Тут ведь как: комфорт и уют фантомного послежития обеспечивается качеством прижизненного существования. Чем наполненней прижизненная реальность, тем более живуч и настойчив посмертный призрак. Роль публичного интеллектуала не исчерпала себя, напротив, публичные интеллектуалы обессмертили себя, снабдив статусом фантома с неограниченными правами как на виртуальность, так и на развертуализацию. С этой точки зрения ход Фармазона идеально согласуется с его собственной претензией на отцовство по отношению к любой философской практике. Его короннное "делать мысль" неслучайно имеет привкус дидактической назидательности - "делать" означает здесь отнюдь не создавать, а наносить полемический урон, сводить коммуникацию к полемосу, "уделывать". "Уделывается" при таком делании в первую очередь сама мысль, по отношении к которой Фармазон занимал роль персонифицированного резца, благодаря которому, как писал некогда Деррида в "Грамматологиях", письмо "починает мысль", то есть сопрягает её возможность с истончением, кромсанием, надрывом. Даже с шукшинским "срезал".
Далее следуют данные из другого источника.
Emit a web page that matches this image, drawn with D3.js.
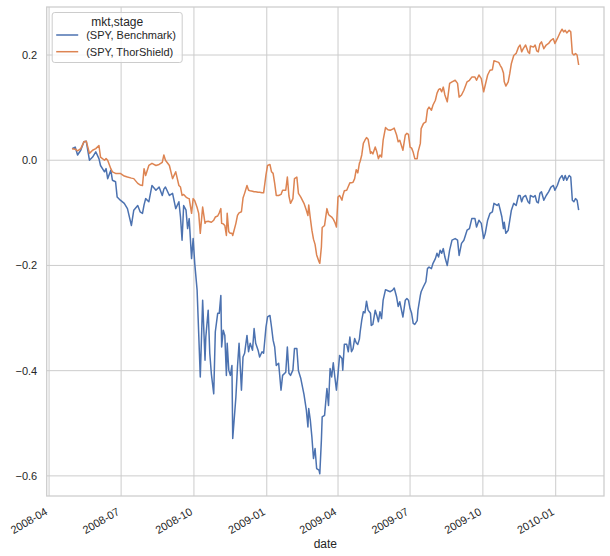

В этом контексте интересен вопрос даже не о публичных интеллектуалах, а о публичном письме и его стратегиях. Публичное письмо предполагает при наших раскладах злокачественную суверенность, в точки зрения которой "другое" и "другой" заранее присутствуют как абсолютно имманентные конструкции. Проще говоря, оппоненты пищущего оказываются помещены внутри самого пищущего, а само "интеллекутальное" письмо оказывается способом наиболее малозатратной утилизации "другого". Отсюда, кстати, и бесконечный фармазоновские рассуждения о потлаче, карго-культе и кула-ринге - асимметричная твоей роль "другого" надёжно фиксирует то, что он может существовать только на грани исчезновения - как погибающий вид. (И лучше чтоб погибал он издыхая и корчась).
Именно поэтому мой вывод совершенно обратен капустинскому - у нас полно публичных интеллектуалов. После интернет-демократизации принципа авторства публичным интеллектуалом в принципе может выступать любая кухарка. Однако отношения между самими публичными интеллектуалами построены в духе триллера "естественного состояния": интеллектуал интеллектуалу волк. "Мы" этом мире принципиально невозможно (кроме разве что кланового, но и кланы выступают как коллективные социальные атомы). Соответственно не в публичных интеллектуалах проблема, а в самой публичности, которая и есть заповедная среда для того, чтобы "другой", - а ведь это в том числе "авторы", "теоретические направления", "научные методы" и "объекты исследований" - не подвергались бы неограниченной приватизации.
Утвердившаяся сегодня возможность неограниченной приватизации всего этого, просматривающаяся как фон, например, бесконечных полуфантомных схваток МГУ с Вышкой, "фракнофонов" и "германофилов", "православных мыслителей" и "светских обозревателей" и проч. - фактически исключает саму возможность национальной философии и гуманитарной науки. Национализация "другого" - вот, что должно быть написано на манжетах тех, кто хочет сегодня всерьёз заниматься профессиональным социогуманитарным знанием. То же самое должно быть написано и на знамёнах тех, кто говорит о "перезагрузке" интеллигенции и борьбой с меркантилизацией духа.
Не скажу, что в этом деле какой-нибудь Шмитт будет лучше Батая. Батай в отличие от Шмитта писал о суверенитете с позиций не политико-правовой, а личностной идентичности, что важнее для конструирования нового интеллектуального класса. В то же время Батай успешно избегал начальственного тона в философии, что честнее и достойнее, ибо последователи Шмитта "в жизни" часто оказываются банальными кафедральными "фюрерами". Во всяком случае я как левый консерватор всегда предпочту именно Батая - чего и вам настоятельно советую.